■ ENTRIES SHOWN ■
┄┄┄┄┄┄┄┄┄┄

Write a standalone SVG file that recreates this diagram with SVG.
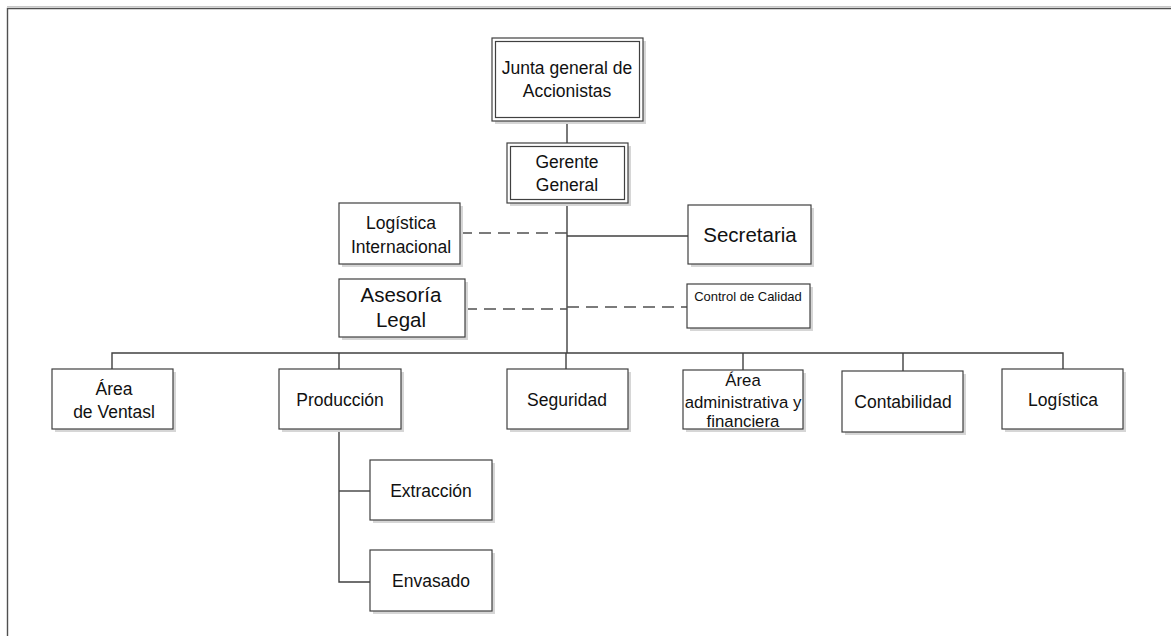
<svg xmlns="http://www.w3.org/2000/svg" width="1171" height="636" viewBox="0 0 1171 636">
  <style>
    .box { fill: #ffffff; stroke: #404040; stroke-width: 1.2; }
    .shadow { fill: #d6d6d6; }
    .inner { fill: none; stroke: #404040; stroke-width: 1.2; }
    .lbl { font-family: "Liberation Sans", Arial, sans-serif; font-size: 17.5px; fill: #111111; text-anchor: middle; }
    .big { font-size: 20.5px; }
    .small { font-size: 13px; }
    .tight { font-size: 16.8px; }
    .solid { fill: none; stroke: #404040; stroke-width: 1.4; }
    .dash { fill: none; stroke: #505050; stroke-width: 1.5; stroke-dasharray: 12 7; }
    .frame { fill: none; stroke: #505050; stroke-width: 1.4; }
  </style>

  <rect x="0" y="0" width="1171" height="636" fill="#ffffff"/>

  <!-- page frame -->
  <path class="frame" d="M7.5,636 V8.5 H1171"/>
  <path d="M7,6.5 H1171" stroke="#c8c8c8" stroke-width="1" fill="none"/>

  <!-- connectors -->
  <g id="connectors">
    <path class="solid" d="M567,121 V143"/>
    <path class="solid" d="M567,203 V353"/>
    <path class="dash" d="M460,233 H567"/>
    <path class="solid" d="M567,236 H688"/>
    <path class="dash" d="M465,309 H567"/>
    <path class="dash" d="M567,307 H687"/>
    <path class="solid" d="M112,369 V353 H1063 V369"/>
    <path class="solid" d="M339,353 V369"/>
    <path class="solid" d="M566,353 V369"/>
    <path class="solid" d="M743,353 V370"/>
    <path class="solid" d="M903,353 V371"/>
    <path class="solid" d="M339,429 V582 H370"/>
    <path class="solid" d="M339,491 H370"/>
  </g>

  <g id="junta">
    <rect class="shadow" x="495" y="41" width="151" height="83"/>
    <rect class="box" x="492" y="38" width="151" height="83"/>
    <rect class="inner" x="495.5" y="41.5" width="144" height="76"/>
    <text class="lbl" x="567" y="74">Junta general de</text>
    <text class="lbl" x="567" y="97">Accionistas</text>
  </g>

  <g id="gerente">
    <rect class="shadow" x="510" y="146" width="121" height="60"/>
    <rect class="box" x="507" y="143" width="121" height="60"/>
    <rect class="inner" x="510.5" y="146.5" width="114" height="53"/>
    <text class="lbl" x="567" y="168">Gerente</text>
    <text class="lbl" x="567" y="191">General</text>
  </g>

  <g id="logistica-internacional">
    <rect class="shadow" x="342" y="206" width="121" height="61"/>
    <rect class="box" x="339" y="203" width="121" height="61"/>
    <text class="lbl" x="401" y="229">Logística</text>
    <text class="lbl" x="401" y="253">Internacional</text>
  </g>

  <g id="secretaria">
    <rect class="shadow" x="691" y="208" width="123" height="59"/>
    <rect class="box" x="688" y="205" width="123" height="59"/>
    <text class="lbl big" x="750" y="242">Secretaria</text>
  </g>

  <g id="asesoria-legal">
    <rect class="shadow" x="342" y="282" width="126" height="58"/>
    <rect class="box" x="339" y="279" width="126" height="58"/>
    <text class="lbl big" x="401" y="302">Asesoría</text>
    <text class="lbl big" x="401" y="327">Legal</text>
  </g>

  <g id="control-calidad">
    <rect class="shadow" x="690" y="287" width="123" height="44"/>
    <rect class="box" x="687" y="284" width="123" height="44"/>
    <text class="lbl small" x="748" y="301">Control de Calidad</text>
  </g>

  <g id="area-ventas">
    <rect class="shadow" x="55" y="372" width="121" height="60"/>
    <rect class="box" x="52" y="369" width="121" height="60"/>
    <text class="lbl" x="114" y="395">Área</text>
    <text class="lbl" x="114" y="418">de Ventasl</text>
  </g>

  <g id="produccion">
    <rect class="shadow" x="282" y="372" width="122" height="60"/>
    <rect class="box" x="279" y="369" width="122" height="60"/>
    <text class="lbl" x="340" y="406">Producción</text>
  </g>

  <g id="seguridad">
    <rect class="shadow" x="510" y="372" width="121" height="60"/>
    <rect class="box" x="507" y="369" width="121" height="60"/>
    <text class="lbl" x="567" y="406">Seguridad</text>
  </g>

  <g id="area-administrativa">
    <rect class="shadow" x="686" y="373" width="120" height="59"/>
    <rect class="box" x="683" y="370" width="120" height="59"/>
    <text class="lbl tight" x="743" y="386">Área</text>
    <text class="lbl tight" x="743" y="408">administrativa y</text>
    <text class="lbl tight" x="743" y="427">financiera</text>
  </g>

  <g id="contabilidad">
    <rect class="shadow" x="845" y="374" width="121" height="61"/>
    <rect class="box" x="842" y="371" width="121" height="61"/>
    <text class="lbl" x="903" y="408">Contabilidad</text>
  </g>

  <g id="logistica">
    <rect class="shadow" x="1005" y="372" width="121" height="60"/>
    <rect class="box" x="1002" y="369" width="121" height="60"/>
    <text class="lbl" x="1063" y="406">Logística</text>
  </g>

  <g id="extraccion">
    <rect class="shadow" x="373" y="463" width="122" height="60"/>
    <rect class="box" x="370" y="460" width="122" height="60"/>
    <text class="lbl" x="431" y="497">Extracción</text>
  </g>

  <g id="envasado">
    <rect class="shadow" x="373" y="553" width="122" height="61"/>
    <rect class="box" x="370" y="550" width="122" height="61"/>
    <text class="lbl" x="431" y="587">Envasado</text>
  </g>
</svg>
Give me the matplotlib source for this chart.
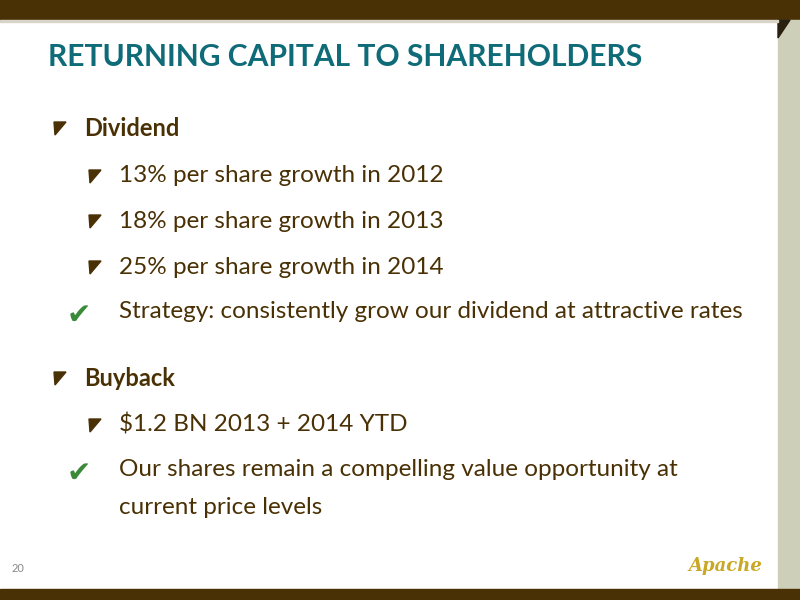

┄┄┄┄┄┄┄┄┄┄

■ EXERCISE DIRECTIONS ■
Every record above should be written out again exactly; the pictures stay out of the copy.

■ EXERCISE OUTPUT ■
Write a standalone SVG file that recreates this diagram with SVG.
<svg xmlns="http://www.w3.org/2000/svg" width="1171" height="636" viewBox="0 0 1171 636">
  <style>
    .box { fill: #ffffff; stroke: #404040; stroke-width: 1.2; }
    .shadow { fill: #d6d6d6; }
    .inner { fill: none; stroke: #404040; stroke-width: 1.2; }
    .lbl { font-family: "Liberation Sans", Arial, sans-serif; font-size: 17.5px; fill: #111111; text-anchor: middle; }
    .big { font-size: 20.5px; }
    .small { font-size: 13px; }
    .tight { font-size: 16.8px; }
    .solid { fill: none; stroke: #404040; stroke-width: 1.4; }
    .dash { fill: none; stroke: #505050; stroke-width: 1.5; stroke-dasharray: 12 7; }
    .frame { fill: none; stroke: #505050; stroke-width: 1.4; }
  </style>

  <rect x="0" y="0" width="1171" height="636" fill="#ffffff"/>

  <!-- page frame -->
  <path class="frame" d="M7.5,636 V8.5 H1171"/>
  <path d="M7,6.5 H1171" stroke="#c8c8c8" stroke-width="1" fill="none"/>

  <!-- connectors -->
  <g id="connectors">
    <path class="solid" d="M567,121 V143"/>
    <path class="solid" d="M567,203 V353"/>
    <path class="dash" d="M460,233 H567"/>
    <path class="solid" d="M567,236 H688"/>
    <path class="dash" d="M465,309 H567"/>
    <path class="dash" d="M567,307 H687"/>
    <path class="solid" d="M112,369 V353 H1063 V369"/>
    <path class="solid" d="M339,353 V369"/>
    <path class="solid" d="M566,353 V369"/>
    <path class="solid" d="M743,353 V370"/>
    <path class="solid" d="M903,353 V371"/>
    <path class="solid" d="M339,429 V582 H370"/>
    <path class="solid" d="M339,491 H370"/>
  </g>

  <g id="junta">
    <rect class="shadow" x="495" y="41" width="151" height="83"/>
    <rect class="box" x="492" y="38" width="151" height="83"/>
    <rect class="inner" x="495.5" y="41.5" width="144" height="76"/>
    <text class="lbl" x="567" y="74">Junta general de</text>
    <text class="lbl" x="567" y="97">Accionistas</text>
  </g>

  <g id="gerente">
    <rect class="shadow" x="510" y="146" width="121" height="60"/>
    <rect class="box" x="507" y="143" width="121" height="60"/>
    <rect class="inner" x="510.5" y="146.5" width="114" height="53"/>
    <text class="lbl" x="567" y="168">Gerente</text>
    <text class="lbl" x="567" y="191">General</text>
  </g>

  <g id="logistica-internacional">
    <rect class="shadow" x="342" y="206" width="121" height="61"/>
    <rect class="box" x="339" y="203" width="121" height="61"/>
    <text class="lbl" x="401" y="229">Logística</text>
    <text class="lbl" x="401" y="253">Internacional</text>
  </g>

  <g id="secretaria">
    <rect class="shadow" x="691" y="208" width="123" height="59"/>
    <rect class="box" x="688" y="205" width="123" height="59"/>
    <text class="lbl big" x="750" y="242">Secretaria</text>
  </g>

  <g id="asesoria-legal">
    <rect class="shadow" x="342" y="282" width="126" height="58"/>
    <rect class="box" x="339" y="279" width="126" height="58"/>
    <text class="lbl big" x="401" y="302">Asesoría</text>
    <text class="lbl big" x="401" y="327">Legal</text>
  </g>

  <g id="control-calidad">
    <rect class="shadow" x="690" y="287" width="123" height="44"/>
    <rect class="box" x="687" y="284" width="123" height="44"/>
    <text class="lbl small" x="748" y="301">Control de Calidad</text>
  </g>

  <g id="area-ventas">
    <rect class="shadow" x="55" y="372" width="121" height="60"/>
    <rect class="box" x="52" y="369" width="121" height="60"/>
    <text class="lbl" x="114" y="395">Área</text>
    <text class="lbl" x="114" y="418">de Ventasl</text>
  </g>

  <g id="produccion">
    <rect class="shadow" x="282" y="372" width="122" height="60"/>
    <rect class="box" x="279" y="369" width="122" height="60"/>
    <text class="lbl" x="340" y="406">Producción</text>
  </g>

  <g id="seguridad">
    <rect class="shadow" x="510" y="372" width="121" height="60"/>
    <rect class="box" x="507" y="369" width="121" height="60"/>
    <text class="lbl" x="567" y="406">Seguridad</text>
  </g>

  <g id="area-administrativa">
    <rect class="shadow" x="686" y="373" width="120" height="59"/>
    <rect class="box" x="683" y="370" width="120" height="59"/>
    <text class="lbl tight" x="743" y="386">Área</text>
    <text class="lbl tight" x="743" y="408">administrativa y</text>
    <text class="lbl tight" x="743" y="427">financiera</text>
  </g>

  <g id="contabilidad">
    <rect class="shadow" x="845" y="374" width="121" height="61"/>
    <rect class="box" x="842" y="371" width="121" height="61"/>
    <text class="lbl" x="903" y="408">Contabilidad</text>
  </g>

  <g id="logistica">
    <rect class="shadow" x="1005" y="372" width="121" height="60"/>
    <rect class="box" x="1002" y="369" width="121" height="60"/>
    <text class="lbl" x="1063" y="406">Logística</text>
  </g>

  <g id="extraccion">
    <rect class="shadow" x="373" y="463" width="122" height="60"/>
    <rect class="box" x="370" y="460" width="122" height="60"/>
    <text class="lbl" x="431" y="497">Extracción</text>
  </g>

  <g id="envasado">
    <rect class="shadow" x="373" y="553" width="122" height="61"/>
    <rect class="box" x="370" y="550" width="122" height="61"/>
    <text class="lbl" x="431" y="587">Envasado</text>
  </g>
</svg>
Give me the matplotlib source for this chart.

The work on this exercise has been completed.